Version v0.7.0 -- Release date 2019-02-07

This release contains several major changes, new features, a variety of bug fixes, and expanded user documentation and accompanying example codes. For more information and details about any of the changes listed below, please consult the RAJA documentation for the 0.7.0 release which is linked to our Github project.

Major changes include:

  • RAJA::forallN methods were marked deprecated in the 0.6.0 release. They have been removed. All applications that contain nested loops and have been using forallN methods should convert them to use the RAJA::kernel interface.
  • RAJA::forall methods that take explicit loop bounds rather than segments
    (e.g., RAJA::forall(beg, end, ...) were marked deprecated in the 0.6.0 release. They have been removed. Hopefully, this will result in faster compile times due to simpler template resolution.
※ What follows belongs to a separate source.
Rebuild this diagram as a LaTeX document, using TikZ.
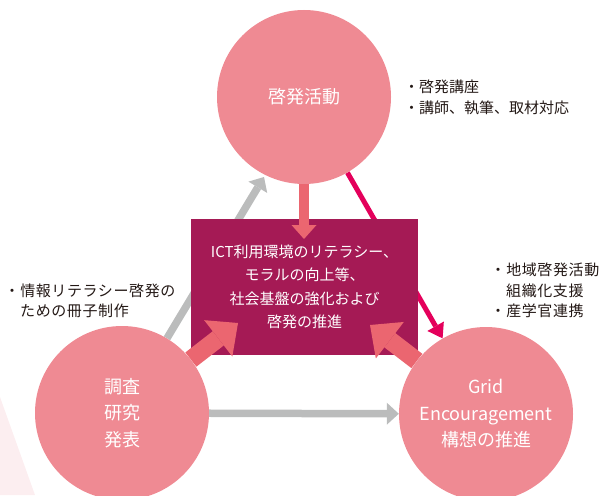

Users who have been passing loop bounds directly to forall methods should convert those cases to use RAJA segments instead.
  • CUDA execution policies for use in RAJA::kernel policies have been significantly reworked and redefined. The new set of policies are much more flexible and provide improved run time performance.
  • New, improved support for loop tiling algorithms and support for CPU cache blocking, CUDA GPU thread local data and shared memory is available. This includes RAJA::kernel policy statement types to make tile numbers and local tile indices available in user kernels (TileTCount and ForICount statement types), and a new RAJA::LocalArray type with various CPU and GPU memory policies. Due to these new features, RAJA 'shmem window' statements have been removed.
  • This release contains expanded documentation and example codes for the RAJA::kernel interface, including loop tiling algorithms and support for CPU cache blocking, CUDA GPU thread local data and shared memory.

Other notable changes include:

  • Features:

    • Initial support for OpenMP target execution policies with RAJA::kernel added.
    • The RAJA::AtomicRef interface is now consistent with the C++20 std::atomic_ref interface.
    • Atomic compare-exchange operations added.
    • CUDA reduce policies no longer require a thread-block size parameter.
    • New features considered preliminary with no significant documentation or examples available yet:
      • RAJA::statement::Reduce type for use in RAJA::kernel execution policies. This enables the ability to perform reductions and access reduced values inside user kernels.
      • Warp-level execution policies added for CUDA.
  • Performance improvements:

    • Better use of inline directives to improve likelihood of SIMD instruction generation with the Intel compiler.
  • Bug fixes:

    • Several CHAI integration issues resolved.
    • Resolve issue with alignx directive when using XL compiler as host compiler with CUDA.
    • Fix issue associated with how XL compiler interprets OpenMP region definition.
    • Various tweaks to camp implementation to improve robustness.
  • Build changes/improvements:

    • The minimum required version of CMake has changed to 3.8 for all programming model back-ends, except CUDA. The minimum CMake version for CUDA support is 3.9.
    • Improved support for clang-cuda compiler. Some features still do not work with that compiler.
    • Update NVIDIA cub module to version 1.8.0.
    • Enable use of 'BLT_SOURCE_DIR' CMake variable to help prevent conflicts with BLT versions in RAJA and other libraries used in applications.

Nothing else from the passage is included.